Spinel has been mined in central and southeast since ancient times, although these exceptionally large crystals and fine stones were known as Balas rubies. One of the most famous Spinel gems is the “Black Prince’s ruby” which is set in England’s Imperial State Crown and on display at the Tower of London. Historical records show it was owned by several Moorish and Spanish Kings before Edward, Prince of Wales received the stone in 1367. Another large spinel in the Crown Jewels, the “Timur ruby.” It weighs over 350 carats and has Persian inscriptions which attest to its age. It wasn’t until 1783 that mineralogist Jean Baptiste Louis Rome de Lisle identified spinel as a different mineral than ruby.

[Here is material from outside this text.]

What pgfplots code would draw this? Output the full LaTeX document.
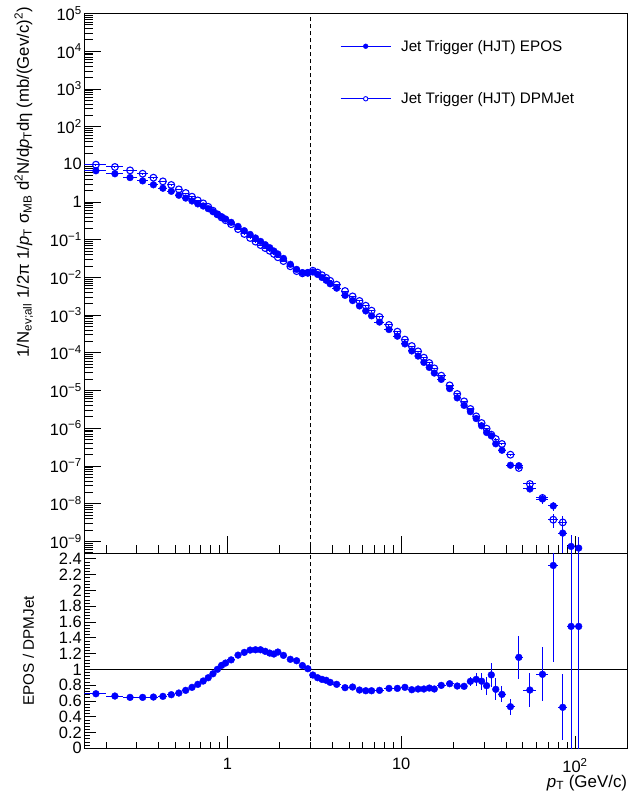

Spinel is singly refractive with the same physical properties in all directions. The Spinel crystal is said to be so perfect that, in Burma, they are considered “nat thwe” – polished by the spirits. Spinel can be found in a gorgeous range of hues including: intense reds and pinks caused by chromium; oranges and shades of purple caused by a mixture of iron and chromium orange; violet to soft blues with trace amounts of iron; and vibrant blues through trace amounts of cobalt. and red pink as well as all shades of purple, blue, and violet through bluish green.
The most desirable spinel is red, followed by cobalt (almost sapphire) blue, then vibrant hot pink and rich orange.